An exact copy of all the data is required, with pictures left out.
=== COLLECTED MATERIAL ===
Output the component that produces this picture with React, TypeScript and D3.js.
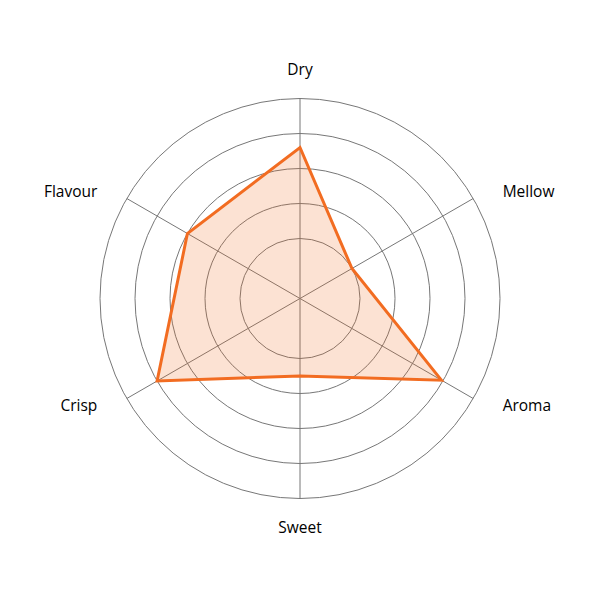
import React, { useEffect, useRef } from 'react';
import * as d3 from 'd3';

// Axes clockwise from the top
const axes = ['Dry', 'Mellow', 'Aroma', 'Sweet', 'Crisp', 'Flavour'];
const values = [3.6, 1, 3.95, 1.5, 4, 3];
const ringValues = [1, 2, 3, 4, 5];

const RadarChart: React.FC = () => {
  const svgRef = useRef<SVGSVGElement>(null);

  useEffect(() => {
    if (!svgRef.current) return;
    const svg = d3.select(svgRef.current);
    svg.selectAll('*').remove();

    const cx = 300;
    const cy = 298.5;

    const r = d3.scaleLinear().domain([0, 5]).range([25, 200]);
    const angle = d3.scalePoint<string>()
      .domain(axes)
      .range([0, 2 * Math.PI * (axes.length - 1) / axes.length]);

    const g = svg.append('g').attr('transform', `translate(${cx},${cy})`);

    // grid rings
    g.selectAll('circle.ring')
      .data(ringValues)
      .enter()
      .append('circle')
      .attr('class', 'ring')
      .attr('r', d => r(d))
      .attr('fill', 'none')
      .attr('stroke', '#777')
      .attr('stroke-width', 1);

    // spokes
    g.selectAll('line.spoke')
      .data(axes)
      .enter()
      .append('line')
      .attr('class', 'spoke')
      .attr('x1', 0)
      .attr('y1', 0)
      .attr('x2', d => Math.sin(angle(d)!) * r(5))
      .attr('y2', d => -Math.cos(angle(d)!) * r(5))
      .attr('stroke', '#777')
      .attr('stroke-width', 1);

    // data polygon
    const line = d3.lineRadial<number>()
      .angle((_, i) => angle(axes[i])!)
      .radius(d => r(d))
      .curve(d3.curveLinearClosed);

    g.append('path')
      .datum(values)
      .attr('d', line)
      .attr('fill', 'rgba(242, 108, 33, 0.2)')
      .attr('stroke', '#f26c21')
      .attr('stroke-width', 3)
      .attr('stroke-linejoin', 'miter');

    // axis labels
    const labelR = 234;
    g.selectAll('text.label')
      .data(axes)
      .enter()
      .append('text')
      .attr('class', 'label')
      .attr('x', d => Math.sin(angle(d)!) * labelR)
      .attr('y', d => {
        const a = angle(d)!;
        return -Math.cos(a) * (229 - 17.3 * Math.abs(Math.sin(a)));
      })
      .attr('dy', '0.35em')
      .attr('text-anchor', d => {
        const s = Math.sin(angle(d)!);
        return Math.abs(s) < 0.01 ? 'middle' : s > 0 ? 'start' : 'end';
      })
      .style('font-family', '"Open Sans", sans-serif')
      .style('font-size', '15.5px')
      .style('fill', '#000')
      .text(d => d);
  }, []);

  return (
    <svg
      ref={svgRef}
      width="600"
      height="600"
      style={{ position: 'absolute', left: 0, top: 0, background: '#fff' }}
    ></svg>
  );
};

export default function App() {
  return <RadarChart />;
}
===
TASK SOLUTION:
Output the component that produces this picture with React, TypeScript and D3.js.
import React, { useEffect, useRef } from 'react';
import * as d3 from 'd3';

// Axes clockwise from the top
const axes = ['Dry', 'Mellow', 'Aroma', 'Sweet', 'Crisp', 'Flavour'];
const values = [3.6, 1, 3.95, 1.5, 4, 3];
const ringValues = [1, 2, 3, 4, 5];

const RadarChart: React.FC = () => {
  const svgRef = useRef<SVGSVGElement>(null);

  useEffect(() => {
    if (!svgRef.current) return;
    const svg = d3.select(svgRef.current);
    svg.selectAll('*').remove();

    const cx = 300;
    const cy = 298.5;

    const r = d3.scaleLinear().domain([0, 5]).range([25, 200]);
    const angle = d3.scalePoint<string>()
      .domain(axes)
      .range([0, 2 * Math.PI * (axes.length - 1) / axes.length]);

    const g = svg.append('g').attr('transform', `translate(${cx},${cy})`);

    // grid rings
    g.selectAll('circle.ring')
      .data(ringValues)
      .enter()
      .append('circle')
      .attr('class', 'ring')
      .attr('r', d => r(d))
      .attr('fill', 'none')
      .attr('stroke', '#777')
      .attr('stroke-width', 1);

    // spokes
    g.selectAll('line.spoke')
      .data(axes)
      .enter()
      .append('line')
      .attr('class', 'spoke')
      .attr('x1', 0)
      .attr('y1', 0)
      .attr('x2', d => Math.sin(angle(d)!) * r(5))
      .attr('y2', d => -Math.cos(angle(d)!) * r(5))
      .attr('stroke', '#777')
      .attr('stroke-width', 1);

    // data polygon
    const line = d3.lineRadial<number>()
      .angle((_, i) => angle(axes[i])!)
      .radius(d => r(d))
      .curve(d3.curveLinearClosed);

    g.append('path')
      .datum(values)
      .attr('d', line)
      .attr('fill', 'rgba(242, 108, 33, 0.2)')
      .attr('stroke', '#f26c21')
      .attr('stroke-width', 3)
      .attr('stroke-linejoin', 'miter');

    // axis labels
    const labelR = 234;
    g.selectAll('text.label')
      .data(axes)
      .enter()
      .append('text')
      .attr('class', 'label')
      .attr('x', d => Math.sin(angle(d)!) * labelR)
      .attr('y', d => {
        const a = angle(d)!;
        return -Math.cos(a) * (229 - 17.3 * Math.abs(Math.sin(a)));
      })
      .attr('dy', '0.35em')
      .attr('text-anchor', d => {
        const s = Math.sin(angle(d)!);
        return Math.abs(s) < 0.01 ? 'middle' : s > 0 ? 'start' : 'end';
      })
      .style('font-family', '"Open Sans", sans-serif')
      .style('font-size', '15.5px')
      .style('fill', '#000')
      .text(d => d);
  }, []);

  return (
    <svg
      ref={svgRef}
      width="600"
      height="600"
      style={{ position: 'absolute', left: 0, top: 0, background: '#fff' }}
    ></svg>
  );
};

export default function App() {
  return <RadarChart />;
}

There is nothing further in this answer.